Monday, November 3, 2008

On this week's edition . . .

This post was going to be hyper like a six year old after a hard day's night of trick-or-treating. 

Then. I took a shower. 

I love hot showers. I love them best at night. Probably because it reminds me of when I was small and baths were always at night (why did I hate baths so much? It was always fun after you got in - endless things to pretend in the water. Like the mermaid scene in "Peter Pan." Or baptizing Barbies. Or - my personal favorite - Jesus turning the water into wine. Favorite Bible story growing up, hands down. Wow. Tangent. Back to showers).  
And now I feel like my mind is on some form of muscle relaxant. No filter. As you likely gathered from the endless parentheticals. So instead of anything coherent, I'm taking the easy way out and doing a "Highlights from the Week" segment here on Anna's blog. 

Highlight #1: Hallowe'en party on Friday night. Because I won $10 for my Girl with a Pearl Earring costume. I love Free Stuff. However. I do not watch movies anymore, because college has given me the attention span of a two year old and I keep thinking of all the other things I could be doing. So I was going to do the trendy blog thing and host a giveaway of my hard-won money. Then Jim called last night and I remembered that I love him a lot and promised the tickets to him. Sorry. 

Highlight #2: Eating an ice cream cone in the sun today with friends on either side. Waffle cone. Sun. Fountain. Friends. Happiness. 

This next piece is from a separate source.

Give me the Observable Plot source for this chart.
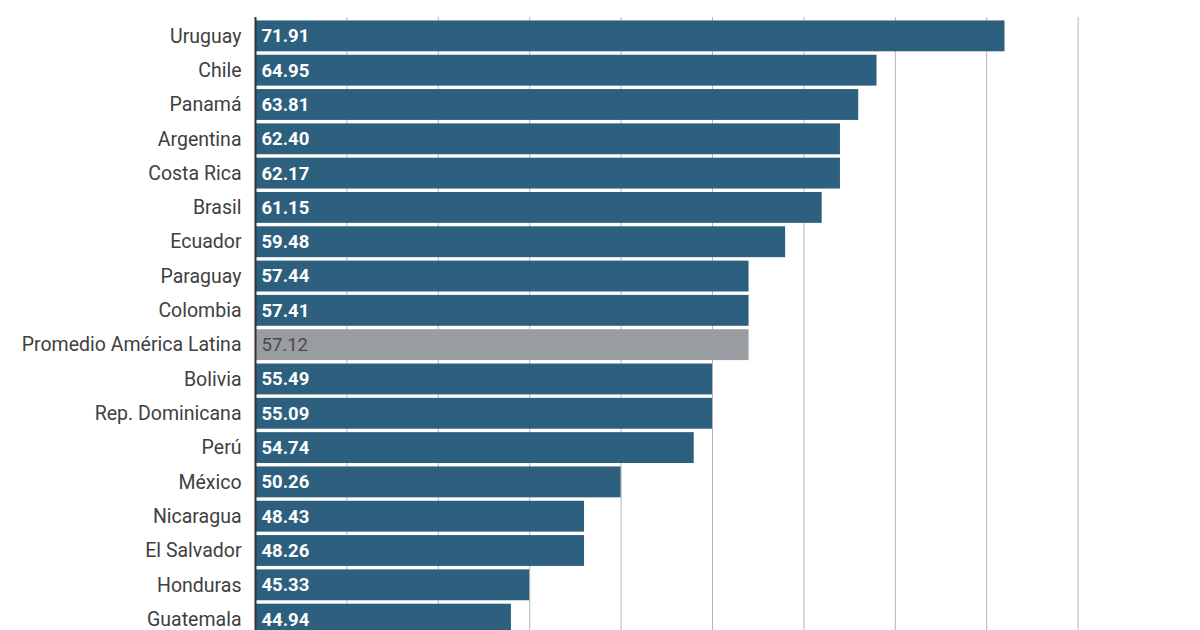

Highlight #3: I had never seen "Singing in the Rain" all the way through. Not until yesterday, that is. I don't remember why I didn't find it charming before. But I like it obsessively now. The colors. The corny humor that makes me laugh way too loud. The Good Morning song (love). Yes. It's good.

Highlight #4: The morning light sheening through deep translucent red leaves. I see it every day on the way to breakfast and hurt a little from sheer beauty each time. 

Highlight #5: Doing laundry tonight with Bounce dryer sheets. Simple pleasures, folks. Simple pleasures. 

P.S. I am well now. As proven by my consuming as much peanut butter, chocolate and coffee as I can get my hands on. Yay.